Monday, May 6, 2013

Education dept clueless over lost Nagpur RTE bills

Education dept clueless over lost Nagpur RTE bills

Abhishek Choudhari, TNN Apr 30, 2013, 06.23AM IST

NAGPUR: Those schools in Nagpur district, which submitted bills for admissions given under the Right To Education Act (RTE) last year to education department for reimbursement, may have to wait longer. The reason: no one in the state's education department has any idea where those bills are! The Nagpur branch claims to have delivered the bills on March 15 at its headquarters in Pune, while the latter claims complete ignorance.
Director of education (primary) Mahavir Mane said, "We received no RTE bills from Nagpur at all. In fact, after TOI's query I asked my staff to thoroughly check the incoming mail list, but nothing was found."

Nagpur's RTE in-charge Someshwar Netam confirmed to TOI that the bills had indeed been sent. "One of my staffer members had gone to Pune and delivered the documents on March 15. I am in no position to say why it cannot be found at Pune office. But, we always keep a backup of all our correspondence, so a new set can be dispatched," said Netam.
As per rules, schools under RTE ambit have to give free admission up to 25% of their total strength. These schools are then reimbursed by the state government after verification of submitted bills. But the education department seems to have performed the seemingly impossible feat of misplacing these pending bills.
This bizarre case reflects the callous working culture at the education department as officials in Nagpur and Pune were unaware that RTE bills had gone missing.

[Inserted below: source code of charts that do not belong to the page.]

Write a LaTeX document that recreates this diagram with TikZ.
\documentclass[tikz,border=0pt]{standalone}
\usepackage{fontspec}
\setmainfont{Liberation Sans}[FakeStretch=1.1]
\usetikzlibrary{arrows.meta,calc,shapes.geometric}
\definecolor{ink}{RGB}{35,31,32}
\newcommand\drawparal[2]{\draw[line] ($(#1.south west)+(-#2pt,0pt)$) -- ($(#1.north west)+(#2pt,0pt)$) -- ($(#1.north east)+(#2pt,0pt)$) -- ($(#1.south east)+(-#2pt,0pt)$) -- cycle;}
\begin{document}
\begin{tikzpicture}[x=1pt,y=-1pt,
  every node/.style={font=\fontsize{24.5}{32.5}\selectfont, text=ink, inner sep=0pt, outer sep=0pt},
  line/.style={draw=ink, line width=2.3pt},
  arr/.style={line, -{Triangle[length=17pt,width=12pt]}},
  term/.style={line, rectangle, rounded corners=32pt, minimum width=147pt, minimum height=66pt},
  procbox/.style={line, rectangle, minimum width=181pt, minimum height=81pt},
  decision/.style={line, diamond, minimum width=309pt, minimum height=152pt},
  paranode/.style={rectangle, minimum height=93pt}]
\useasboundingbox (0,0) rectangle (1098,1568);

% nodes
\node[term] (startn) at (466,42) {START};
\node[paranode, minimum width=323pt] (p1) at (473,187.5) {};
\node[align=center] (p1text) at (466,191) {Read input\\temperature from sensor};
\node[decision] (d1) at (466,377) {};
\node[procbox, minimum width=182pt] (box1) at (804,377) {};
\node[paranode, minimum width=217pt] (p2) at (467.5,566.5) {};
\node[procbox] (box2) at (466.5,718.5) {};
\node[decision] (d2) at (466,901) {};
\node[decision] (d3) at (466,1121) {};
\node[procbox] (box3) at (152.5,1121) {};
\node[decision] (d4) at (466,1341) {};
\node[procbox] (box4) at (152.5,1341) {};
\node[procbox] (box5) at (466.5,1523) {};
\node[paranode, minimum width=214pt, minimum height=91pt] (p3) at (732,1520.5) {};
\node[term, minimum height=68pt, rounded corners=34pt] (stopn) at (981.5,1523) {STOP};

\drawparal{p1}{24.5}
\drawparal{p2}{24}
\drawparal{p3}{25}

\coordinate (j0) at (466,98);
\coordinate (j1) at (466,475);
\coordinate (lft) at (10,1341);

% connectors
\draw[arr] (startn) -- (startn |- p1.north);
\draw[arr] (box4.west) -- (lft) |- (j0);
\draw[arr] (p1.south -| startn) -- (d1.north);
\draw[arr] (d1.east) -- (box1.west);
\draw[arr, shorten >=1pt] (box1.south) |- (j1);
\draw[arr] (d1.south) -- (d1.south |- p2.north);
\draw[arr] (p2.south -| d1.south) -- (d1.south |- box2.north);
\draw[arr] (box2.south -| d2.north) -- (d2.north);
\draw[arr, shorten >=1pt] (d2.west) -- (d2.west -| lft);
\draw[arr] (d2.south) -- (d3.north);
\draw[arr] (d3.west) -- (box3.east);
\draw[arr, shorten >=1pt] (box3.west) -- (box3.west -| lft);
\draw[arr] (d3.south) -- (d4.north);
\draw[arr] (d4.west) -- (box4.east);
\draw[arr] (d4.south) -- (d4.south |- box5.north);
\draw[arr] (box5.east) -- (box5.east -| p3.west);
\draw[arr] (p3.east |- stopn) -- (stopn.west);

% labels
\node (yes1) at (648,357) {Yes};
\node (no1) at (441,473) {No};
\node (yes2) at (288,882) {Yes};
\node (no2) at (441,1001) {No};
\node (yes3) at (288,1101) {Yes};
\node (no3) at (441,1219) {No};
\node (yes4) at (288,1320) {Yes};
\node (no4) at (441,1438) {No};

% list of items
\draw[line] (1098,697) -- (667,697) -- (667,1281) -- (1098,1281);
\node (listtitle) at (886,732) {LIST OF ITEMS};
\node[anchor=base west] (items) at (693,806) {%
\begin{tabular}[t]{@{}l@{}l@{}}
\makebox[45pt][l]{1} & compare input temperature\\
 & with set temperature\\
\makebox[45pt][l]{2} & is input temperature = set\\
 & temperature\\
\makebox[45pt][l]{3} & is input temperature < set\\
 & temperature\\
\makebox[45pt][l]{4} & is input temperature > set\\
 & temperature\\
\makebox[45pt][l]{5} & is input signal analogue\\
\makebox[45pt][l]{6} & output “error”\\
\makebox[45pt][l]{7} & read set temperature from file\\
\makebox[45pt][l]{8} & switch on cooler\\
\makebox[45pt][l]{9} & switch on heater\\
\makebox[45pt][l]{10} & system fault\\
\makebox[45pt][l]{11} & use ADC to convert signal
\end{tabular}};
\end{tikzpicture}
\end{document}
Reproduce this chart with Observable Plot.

The goof-up came to light only after TOI started reporting on the delay in RTE bill reimbursements.
School principals are fuming upon learning the way department is handling financial matters. A principal said, "It is outrageous that they are taking the bill payment issue so lightly. We have been waiting since last year for it and have followed education department's every directive and this is how they handle it. In a private job such action would have led to termination of services."
Another principal said, "Last year they asked us to submit bills with attendance up to October. Hence everyone sent the bills in first week of November. Then in February the education department informed us that the bills were rejected due to old data. Of course the data will get old if they sit on those bills for months together. Now that we have submitted attendance records till February our education officials manage to lose them all together."
Netam has now assured TOI that he will follow up on the issue.